Painted in 1908 and acquired by Hans Fehr in 1910, Blaue Stiefmütterchen (Violas) is one of several early flower paintings made by Nolde in which, working within the legacy of Vincent Van Gogh, the artist deliberately sought to echo and mimic the procreative colour and bloom of nature through the texture, brushstroke and creativity of his own painting.
For Nolde, his lifelong love of flowers was deeply rooted with his profound sense of 'Heimat' that began in his mother's garden in the village of Nolde when Emil was a child. There, Nolde later recalled, 'I often walked with her in the garden... and so I could not help but watch all the flowers as they grew, blossomed and shone forth. There was a bed of noble red roses where I would sometimes cut back the wild, thorny shoots for her. All the flowers bloomed for her pleasure and for mine, and the sun shone out over the garden.' (Emil Nolde Das eigene Leben (1867-1902), Cologne, 1994, p. 120).

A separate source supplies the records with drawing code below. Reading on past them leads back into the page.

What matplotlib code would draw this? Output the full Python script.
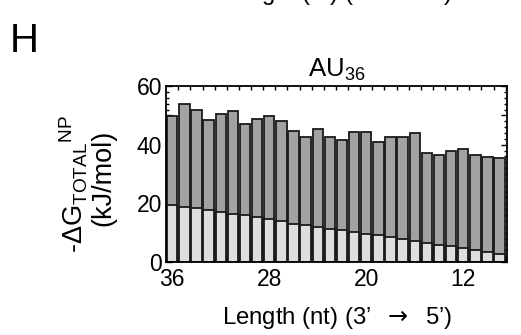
import matplotlib
matplotlib.use("Agg")
import matplotlib.pyplot as plt
from matplotlib.ticker import MultipleLocator, FixedLocator, FuncFormatter

plt.rcParams['font.family'] = ['Liberation Sans', 'DejaVu Sans']
plt.rcParams['mathtext.fontset'] = 'custom'
plt.rcParams['mathtext.rm'] = 'Liberation Sans'
plt.rcParams['mathtext.it'] = 'Liberation Sans'
plt.rcParams['mathtext.sf'] = 'DejaVu Sans'
plt.rcParams['mathtext.default'] = 'regular'

# Strand length (nt), 36 down to 9
lengths = list(range(36, 8, -1))
# Total free energy (kJ/mol)
total = [49.8, 53.8, 51.9, 48.5, 50.4, 51.4, 47.0, 48.7, 49.7, 48.1,
         44.8, 42.6, 45.3, 42.7, 41.7, 44.4, 44.2, 41.0, 42.5, 42.7,
         43.9, 37.1, 36.6, 37.9, 38.5, 36.6, 35.7, 35.3]
# Lower component of the total (kJ/mol)
lower = [19.5, 18.9, 18.3, 17.6, 17.0, 16.4, 15.9, 15.3, 14.5, 13.9,
         13.0, 12.7, 12.0, 11.1, 10.8, 10.2, 9.6, 9.1, 8.4, 7.7,
         7.0, 6.5, 5.9, 5.4, 4.6, 4.0, 3.4, 2.7]
xtick_labels = [36, 28, 20, 12]

XLABEL = r'Length (nt) (3’$\ \ \mathsf{\rightarrow}\ \ $5’)'

fig = plt.figure(figsize=(5.21, 3.35), dpi=100)
ax = fig.add_axes([0.319, 0.218, 0.654, 0.525])

ax.bar(lengths, total, width=0.86, color='#a2a2a2', edgecolor='#1a1a1a',
       linewidth=1.3, zorder=2)
ax.bar(lengths, lower, width=0.86, color='#dedede', edgecolor='#1a1a1a',
       linewidth=1.3, zorder=3)

ax.set_xlim(36.5, 8.4)
ax.set_ylim(0, 60)

ax.xaxis.set_major_locator(FixedLocator(xtick_labels))
ax.xaxis.set_minor_locator(FixedLocator([v + 0.5 for v in range(8, 36)]))
ax.yaxis.set_major_locator(MultipleLocator(10))
ax.yaxis.set_minor_locator(MultipleLocator(2))
ax.yaxis.set_major_formatter(FuncFormatter(
    lambda v, p: f"{int(v)}" if int(round(v)) % 20 == 0 else ""))

ax.tick_params(axis='x', which='major', direction='in', length=0,
               labelsize=16.5, pad=4, top=False)
ax.tick_params(axis='x', which='minor', direction='in', length=3,
               width=1.0, top=True, bottom=True)
ax.tick_params(axis='y', which='major', direction='in', length=4,
               width=1.0, labelsize=16.5, pad=3, right=True)
ax.tick_params(axis='y', which='minor', direction='in', length=2.5,
               width=1.0, right=True)
for s in ax.spines.values():
    s.set_linewidth(1.3)
    s.set_color('black')
    s.set_zorder(5)

ax.set_title(r'AU$_{36}$', fontsize=18.5, pad=7)
ax.set_xlabel(XLABEL, fontsize=17.2, va='top')
ax.xaxis.set_label_coords(0.503, -0.245)

fig.text(0.141, 0.45, r'-$\Delta$G$_{\mathrm{TOTAL}}$$^{\mathrm{NP}}$',
         rotation=90, ha='center', va='center', fontsize=19.5)
fig.text(0.198, 0.47, '(kJ/mol)', rotation=90, ha='center', va='center',
         fontsize=19.5)

fig.text(0.018, 0.845, 'H', fontsize=29, ha='left', va='baseline')

# x label of the panel above, cut at the top edge
fig.text(0.6475, 1.0, XLABEL, fontsize=17.2, ha='center', va='baseline')

fig.savefig('out.png', dpi=100)
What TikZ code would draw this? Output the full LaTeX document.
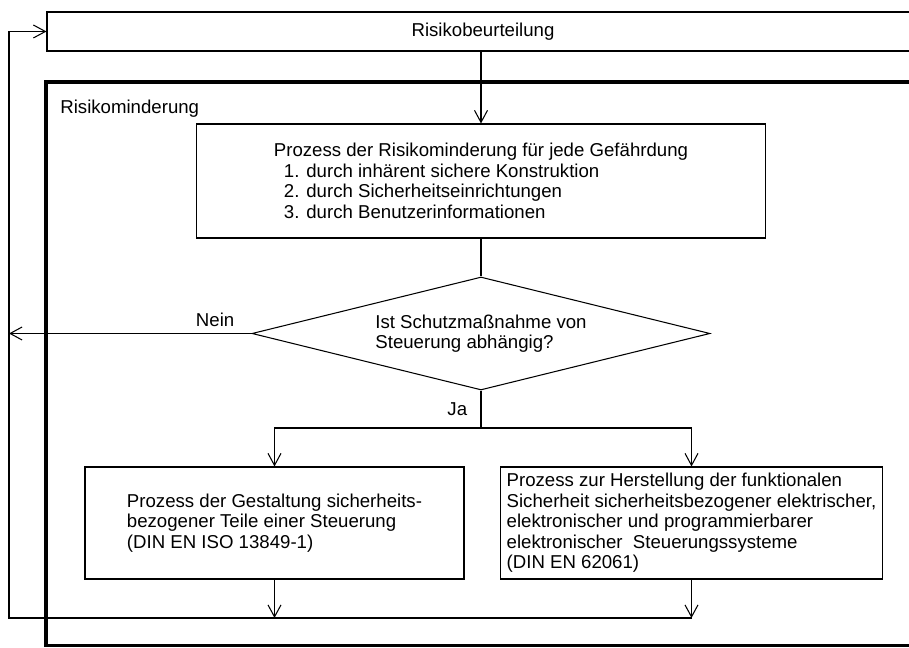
\documentclass[tikz,border=0pt]{standalone}
\usepackage{fontspec}
\setmainfont{Liberation Sans}
\usetikzlibrary{shapes.geometric,arrows.meta}

\begin{document}
\begin{tikzpicture}[
    font=\fontsize{10.6}{11.7}\selectfont,
    line width=0.6pt,
    box/.style={draw, inner sep=1.2mm, align=left},
    arr/.style={-{Straight Barb[length=2.4mm,width=2.6mm]}},
  ]
    \clip (0,0) rectangle (18.18,12.96);
    \node[box, minimum width=17.44cm, minimum height=0.78cm] (rb) at (9.66,12.33) {Risikobeurteilung};
    \draw[line width=2pt] (0.92,0.05) rectangle (18.6,11.32);
    \node[anchor=west] (rm) at (1.08,10.78) {Risikominderung};
    \node[box, minimum width=11.38cm, minimum height=2.28cm] (p) at (9.62,9.34)
      {Prozess der Risikominderung für jede Gefährdung\\
       \hspace*{2mm}1. durch inhärent sichere Konstruktion\\
       \hspace*{2mm}2. durch Sicherheitseinrichtungen\\
       \hspace*{2mm}3. durch Benutzerinformationen};
    \node[draw, diamond, aspect=4, minimum width=9.16cm, minimum height=2.26cm, inner sep=0pt, align=left] (q) at (9.62,6.29)
      {Ist Schutzmaßnahme von\\Steuerung abhängig?};
    \node[box, minimum width=7.58cm, minimum height=2.24cm] (d1) at (5.49,2.5)
      {Prozess der Gestaltung sicherheits-\\bezogener Teile einer Steuerung\\(DIN EN ISO 13849-1)};
    \node[box, minimum width=7.58cm, minimum height=2.24cm] (d2) at (13.83,2.5)
      {Prozess zur Herstellung der funktionalen\\Sicherheit sicherheitsbezogener elektrischer,\\elektronischer und programmierbarer\\elektronischer\ \ Steuerungssysteme\\(DIN EN 62061)};
    \coordinate (j) at (9.62,4.4);
    \coordinate (lb) at (0.18,0.6);
    \draw[arr] (rb.south -| p.north) -- (p.north);
    \draw (p.south) -- (q.north);
    \draw[arr] (q.west) -- (q.west -| lb) node[pos=0.15, above] {Nein};
    \draw (q.south) -- (j) node[midway, left=1.5mm] {Ja};
    \draw[arr] (j) -| (d1.north);
    \draw[arr] (j) -| (d2.north);
    \draw[arr] (d1.south) -- (d1.south |- lb);
    \draw[arr] (d2.south) -- (d2.south |- lb);
    \draw[arr] (d2.south |- lb) -- (lb) -- (lb |- rb.west) -- (rb.west);
  \end{tikzpicture}
\end{document}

In this witnessing of the natural life-cycle of flowers rooted to and later blooming and dying in their own native soil Nolde recognised a clear metaphor for the way he felt about his own art and life. 'In painting I always hoped that through me, as the painter, the colours would take effect on the canvas as logically as nature creates her configurations, as ore and crystals form, as moss and algae grow, as flowers must unfold and bloom under the rays of the sun' (Emil Nolde, Jahre der Kämpfe 1902-1914, Berlin, 1934, p. 107).